We could all exist in a Matrix-like existence and our Matrix could be a dream of one person in another Matrix who is the dream of one person in another Matrix and so on. Sounds like a good movie but do you really think that is the case? Would you put any money on that in a bet (assuming we had a way to settle the bet?) If after the bet is made, the truth will be reveled, and if you bet wrong you will be killed, would you bet on that explanation? I don’t think so. So why are so many betting on Darwinism and a universe created by chance? Why are so many people completely close-minded to even considering any other explanation? Yeah, it’s insane yet that is precisely the state of our world today.

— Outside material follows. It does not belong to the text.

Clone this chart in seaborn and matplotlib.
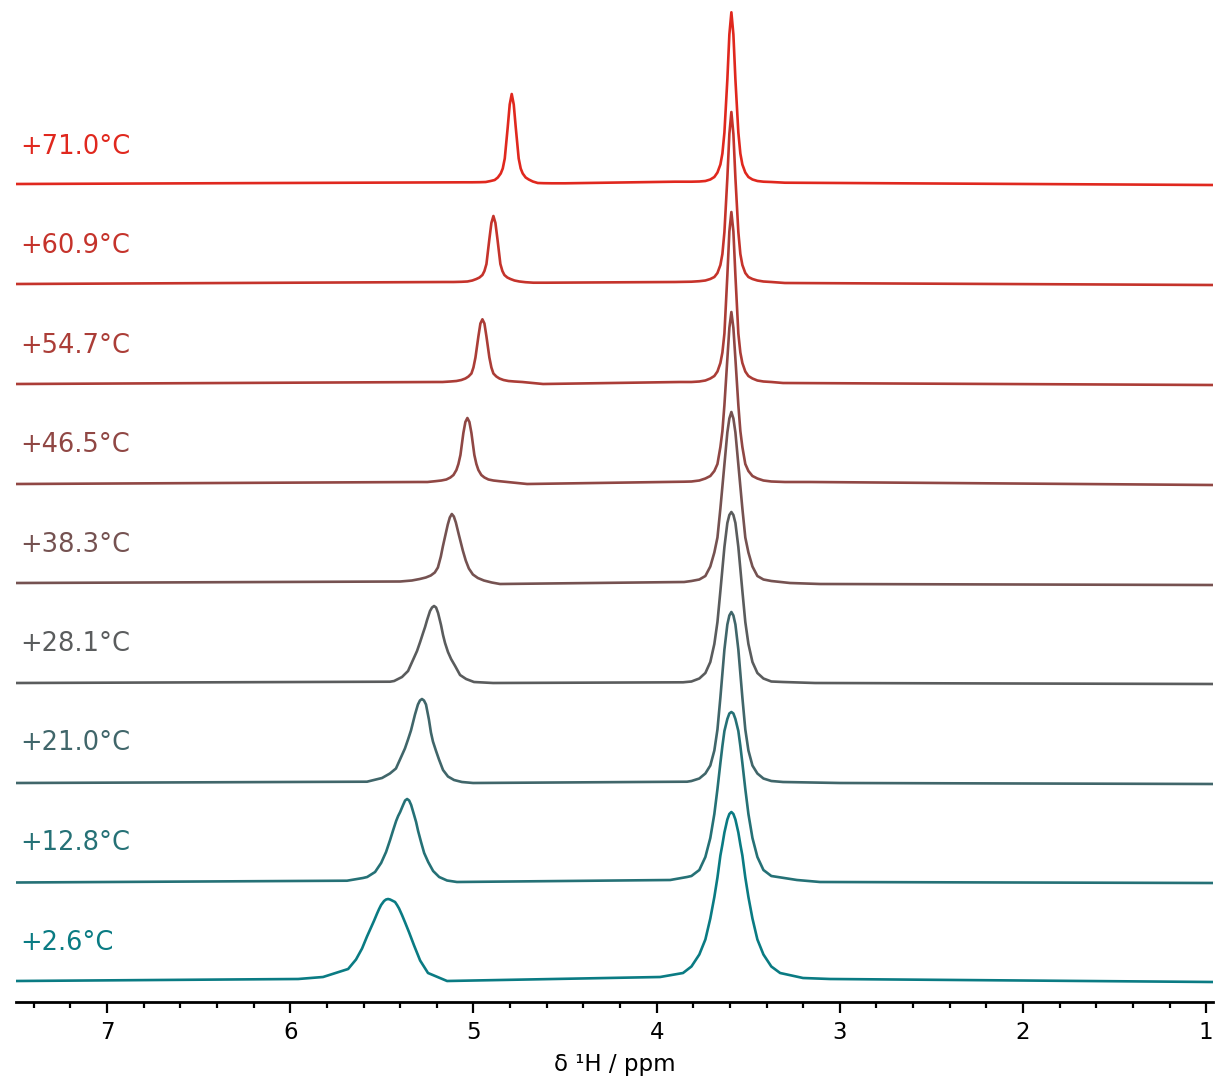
import numpy as np
import pandas as pd
import matplotlib
matplotlib.use("Agg")
import matplotlib.pyplot as plt
import seaborn as sns
from matplotlib.ticker import MultipleLocator

# ---------------- data ----------------
temperatures = ["+2.6°C", "+12.8°C", "+21.0°C", "+28.1°C", "+38.3°C",
                "+46.5°C", "+54.7°C", "+60.9°C", "+71.0°C"]

# sampling offsets (ppm) around each peak centre, left -> right
peak_offsets = [0.218, 0.175, 0.142, 0.115, 0.093, 0.076, 0.060, 0.049, 0.038, 0.022, 0.011, 0.0,
                -0.011, -0.022, -0.038, -0.049, -0.060, -0.076, -0.093, -0.115, -0.142, -0.175, -0.218]

# OH peak (moves with temperature)
oh_centre = [5.466, 5.362, 5.281, 5.215, 5.118, 5.033, 4.951, 4.891, 4.791]
oh_02_6 = [11.5, 21, 32, 44, 53, 60, 67, 71.5, 75.5, 79.5, 81, 81.5, 81, 80, 78.5, 75.5, 72, 65.5, 58, 48, 35, 20, 7.5]
oh_12_8 = [4, 9, 18, 29, 41, 51, 60, 65, 69, 76, 80.5, 82, 80.5, 76, 66, 59, 50, 39, 28, 19, 10, 4, 0.5]
oh_21_0 = [3.5, 8, 13, 24, 33, 42, 51, 59, 67, 77, 81, 82.5, 81, 77, 62, 49, 40, 31, 22, 11.5, 5, 1.5, -0.5]
oh_28_1 = [1, 5, 11, 22, 31, 40, 49, 55, 62, 71, 74.5, 76, 74.5, 69, 57, 47, 39, 30, 23, 16, 7, 3, 0]
oh_38_3 = [2, 3.5, 5, 7, 10, 15, 26, 36, 45, 58, 65, 68.5, 66, 60, 48, 40, 32, 22, 14, 8, 4.5, 2, 0]
oh_46_5 = [1, 1.8, 2.5, 3.5, 5.5, 8, 13, 19, 28, 50, 61, 65, 61, 50, 28, 19, 13, 8, 5.5, 3.5, 2.5, 1.8, 1]
oh_54_7 = [1.5, 2, 2.5, 3.5, 5, 7, 10, 16, 26, 47, 60, 64.2, 60, 47, 26, 16, 10, 7, 5, 3.5, 2.5, 2, 1.5]
oh_60_9 = [2, 2.2, 2.5, 3.5, 5, 6.5, 9, 13, 20, 45, 61, 68, 61, 45, 20, 13, 9, 6.5, 5, 3.5, 2.5, 1.8, 1.3]
oh_71_0 = [2.2, 2.3, 2.5, 3.5, 4.5, 7, 11, 16, 26, 57, 80, 90.5, 80, 57, 26, 16, 11, 7, 5, 3, 1.5, 1.3, 1.2]

# main peak at ~3.59 ppm
main_centre = [3.592] * 9
main_02_6 = [14, 26, 41, 62, 83.5, 103, 125, 136, 148, 161, 166.5, 168.5, 166.5, 161, 148, 136, 125, 103, 83.5, 62, 41, 26, 14]
main_12_8 = [5, 11, 24, 43, 67, 92, 118, 135, 150, 162, 167.5, 169, 167.5, 162, 150, 135, 118, 92, 67, 43, 24, 11, 5]
main_21_0 = [0.5, 3, 8, 16, 31, 52, 84, 108, 132, 157, 166, 169.5, 166, 157, 132, 108, 84, 52, 31, 16, 8, 3, 0.5]
main_28_1 = [0.5, 3.5, 9, 20, 38, 60, 91, 113, 135, 159, 167, 170, 167, 159, 135, 113, 91, 60, 38, 20, 9, 3.5, 0.5]
main_38_3 = [1.5, 3, 6.5, 16, 30, 45, 74, 96, 118, 150, 164, 170.5, 164, 150, 118, 96, 74, 45, 30, 16, 6.5, 3, 1.5]
main_46_5 = [1.5, 2.5, 4.5, 7, 12, 19, 36, 52, 78, 124, 155, 171, 155, 124, 78, 52, 36, 19, 12, 7, 4.5, 2.5, 1.5]
main_54_7 = [1.5, 2, 3, 5, 7.5, 12, 20.5, 31, 50, 108, 152, 171.5, 152, 108, 50, 31, 20.5, 12, 7.5, 5, 3, 2, 1.5]
main_60_9 = [2.3, 2.8, 3.5, 5, 7, 11, 19, 30, 52, 106, 150, 172, 150, 106, 52, 30, 19, 11, 7, 5, 3.5, 2.5, 2]
main_71_0 = [2.8, 3, 3.5, 5, 7.5, 12, 20, 31, 52, 105, 150, 172.2, 150, 105, 52, 31, 20, 12, 7.5, 5, 3.5, 2.8, 2.5]

# baseline points outside the peaks (ppm, intensity)
base_ppm_02_6 = [7.497, 5.957, 5.821, 5.144, 3.981, 3.856, 3.326, 3.201, 3.053, 0.963]
base_int_02_6 = [-0.5, 1.5, 3.5, -0.5, 3.5, 7.5, 7.5, 2.5, 1.5, -1.5]
base_ppm_12_8 = [7.497, 5.690, 5.603, 5.090, 3.926, 3.834, 3.234, 3.108, 0.963]
base_int_12_8 = [-1.5, 0.3, 3, -1, 1, 4, 1, -1, -2]
base_ppm_21_0 = [7.497, 5.581, 5.002, 3.834, 3.310, 2.999, 0.963]
base_int_21_0 = [-1.5, -0.2, -1.5, -0.2, -0.5, -1.5, -2.5]
base_ppm_28_1 = [7.497, 5.455, 4.893, 3.856, 3.310, 3.135, 0.963]
base_int_28_1 = [-1, 0.3, -1, -0.3, 0, -1, -2]
base_ppm_38_3 = [7.497, 5.400, 4.855, 3.850, 3.272, 3.108, 0.963]
base_int_38_3 = [-0.5, 1.0, -1.5, 0.5, -0.5, -1.5, -2.5]
base_ppm_46_5 = [7.497, 5.300, 4.707, 3.850, 3.300, 3.163, 0.963]
base_int_46_5 = [-1, 1, -1, 1.3, 1, 1, -2]
base_ppm_54_7 = [7.497, 5.200, 4.620, 3.872, 3.310, 0.963]
base_int_54_7 = [-0.5, 1.5, -0.5, 1.5, 0.5, -1.5]
base_ppm_60_9 = [7.497, 5.150, 4.600, 3.900, 3.300, 0.963]
base_int_60_9 = [0, 2, 1.3, 2, 1, -1]
base_ppm_71_0 = [7.497, 5.050, 4.500, 3.900, 3.300, 0.963]
base_int_71_0 = [0.5, 2.2, 1.2, 2.8, 1.8, -0.5]

oh_series = [oh_02_6, oh_12_8, oh_21_0, oh_28_1, oh_38_3, oh_46_5, oh_54_7, oh_60_9, oh_71_0]
main_series = [main_02_6, main_12_8, main_21_0, main_28_1, main_38_3,
               main_46_5, main_54_7, main_60_9, main_71_0]
base_ppm_series = [base_ppm_02_6, base_ppm_12_8, base_ppm_21_0, base_ppm_28_1, base_ppm_38_3,
                   base_ppm_46_5, base_ppm_54_7, base_ppm_60_9, base_ppm_71_0]
base_int_series = [base_int_02_6, base_int_12_8, base_int_21_0, base_int_28_1, base_int_38_3,
                   base_int_46_5, base_int_54_7, base_int_60_9, base_int_71_0]

colors = ["#0a7b83", "#257176", "#40666a", "#5a5c5d", "#755251",
          "#904744", "#ab3d37", "#c5332b", "#e0281e"]

# ---------------- styling / layout ----------------
sns.set_theme(style="ticks")
plt.rcParams["font.family"] = ["DejaVu Sans"]

spacing = 99.5  # vertical stacking offset

frames = []
for i, t in enumerate(temperatures):
    xs = (list(base_ppm_series[i])
          + [oh_centre[i] + o for o in peak_offsets]
          + [main_centre[i] + o for o in peak_offsets])
    ys = (list(base_int_series[i]) + list(oh_series[i]) + list(main_series[i]))
    d = pd.DataFrame({"ppm": xs, "y": np.asarray(ys, float) + i * spacing})
    d = d.sort_values("ppm", ascending=False).reset_index(drop=True)
    d["trace"] = t
    frames.append(d)
df = pd.concat(frames, ignore_index=True)

fig = plt.figure(figsize=(12.15, 10.77), dpi=100)
ax = fig.add_axes([16 / 1215, 75 / 1077, 1197 / 1215, 1002 / 1077])

sns.lineplot(data=df, x="ppm", y="y", hue="trace", hue_order=temperatures,
             palette=colors, estimator=None, sort=False, units="trace",
             linewidth=1.9, legend=False, ax=ax)
for ln in ax.lines:
    ln.set_solid_joinstyle("round")

ax.set_xlim(7.497, 0.963)
ax.set_ylim(-21.5, 980.5)

for i, (t, c) in enumerate(zip(temperatures, colors)):
    ax.text(4 / 1197, i * spacing + 38, t, color=c, fontsize=18.5,
            ha="left", va="center",
            transform=ax.get_yaxis_transform())

for s in ["left", "right", "top"]:
    ax.spines[s].set_visible(False)
ax.spines["bottom"].set_linewidth(2.0)
ax.spines["bottom"].set_color("black")
ax.set_yticks([])
ax.set_ylabel("")

ax.xaxis.set_major_locator(MultipleLocator(1))
ax.xaxis.set_minor_locator(MultipleLocator(0.2))
ax.tick_params(axis="x", which="major", length=8, width=1.6, color="black",
               labelsize=16.5, pad=6, labelcolor="black", direction="out")
ax.tick_params(axis="x", which="minor", length=4, width=1.6, color="black",
               direction="out")
ax.set_xticks([7, 6, 5, 4, 3, 2, 1])
ax.set_xticklabels(["7", "6", "5", "4", "3", "2", "1"])
ax.set_xlabel("δ ¹H / ppm", fontsize=16.5, labelpad=6, color="black")

fig.savefig("out.png", dpi=100)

We have to move beyond the real of pure theory and probability, into the rational world of reality. Just because something is theoretically possible does not make it probable. If these odds are so low that a trillion years would not be enough time, would you bet on 18.5 billion years? At what point would you say, “ok, that’s just not enough time?” At what point would you say, “that can’t be right?”

If you believe we all got here by chance, then apparently you are willing to wait for eternity before concluding that is just not the answer.

At some point, the rational mind must say, “this is not rational” and reject it.